One Red Nose Day and a Wedding, review: Comic Relief's Four Weddings centrepiece was a clumsy comedy of manners that never quite came off
Ladies and gentlemen, you were cordially invited to the wedding of the year. Sadly, this long-awaited occasion turned out to be something of a damp squib.
Viewers might not have been demanding a refund on their purchase from the John Lewis wedding list but they surely wished they’d spent a few less quid than they did.
The centrepiece of Comic Relief’s annual five-hour BBC telethon was “One Red Nose Day and a Wedding”: a 12-minute mini-sequel to Four Weddings and a Funeral, reuniting the hit romcom’s cast 25 years after its original release.
The ceremony, a closely guarded secret in the run-up to Red Nose Day, turned out to be a lesbian wedding between Miranda (Lily James) - daughter of Charles (Hugh Grant) and Carrie (Andie McDowell) - and Faith (Alicia Vikander), daughter of Fiona (Kristin Scott Thomas).
Their nuptials took place in North London enclave Islington and were as clumsily right-on as that location suggested.

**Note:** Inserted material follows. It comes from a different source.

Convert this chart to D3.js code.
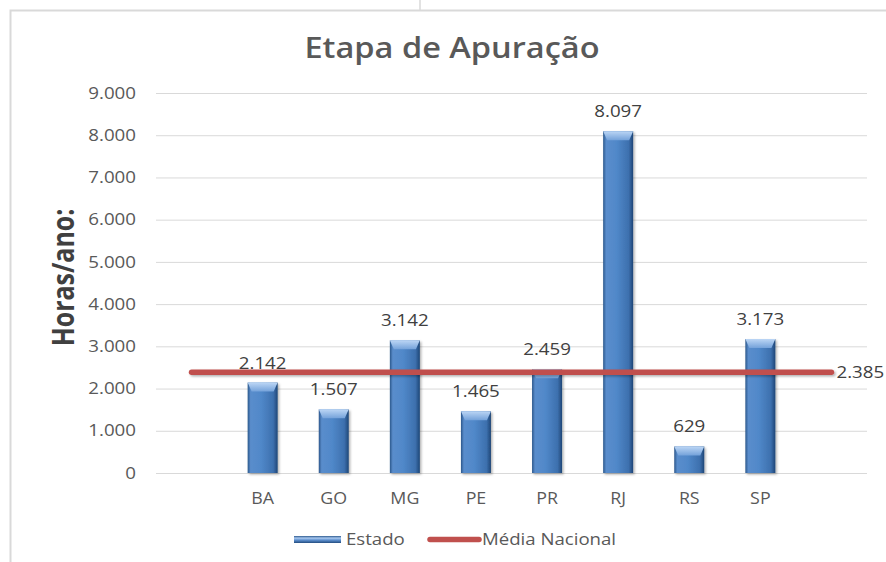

What their union gained in political correctness, it lost in comedy, chemistry or convincing emotion.
Most of the much-loved original cast were present and correct - stalwarts such as John Hannah, James Fleet, David Haig, Sophie Thompson and Anna Chancellor - but woefully underused.
Rowan Atkinson’s gaffe-prone vicar, fumbling with the fact that two women were marrying, was one overlong, painfully outdated gag.
The reception's highlight was Grant’s father of the bride speech, all bumbling Britishness and crinkly-eyed charm.
Proceedings were so stilted, it seemed like the actors were never in the same room together, although they actually were. Even the musical guest was a disappointment.
It had been rumoured that the wedding singer would be mega-selling troubadour Ed Sheeran. Instead we got his less interesting facsimile: charisma vacuum Sam Smith.
Four Weddings creator and Comic Relief co-founder Richard Curtis wrote this new instalment and teased: “I think there’ll be three laughs and two tears.” His script elicited neither reaction. The plot, such as it was, felt like it was building to a daring twist or late drama that never occurred.
The original comedy was found in the gaps between the stuttering speeches and affairs of the heart, between the aspirational lifestyle elements and universal emotions. Four Weddings was, at heart, an old-fashioned romance. This sequel was a clumsy comedy of manners that never quite came off. It was thoroughly outshone on Red Nose night by Jed Mercurio's far more successful Bodyguard skit, which wittily reunited Richard Madden and Keeley Hawes.
From Christchurch to Westminster, we'd had a day of tragedy and turmoil. The scene was set for a slice of pure, pressure-valve Four Weddings escapism which wasn’t delivered by this flimsy flop. I didn't know of any lawful impediment but I was tutting disapprovingly from the pews.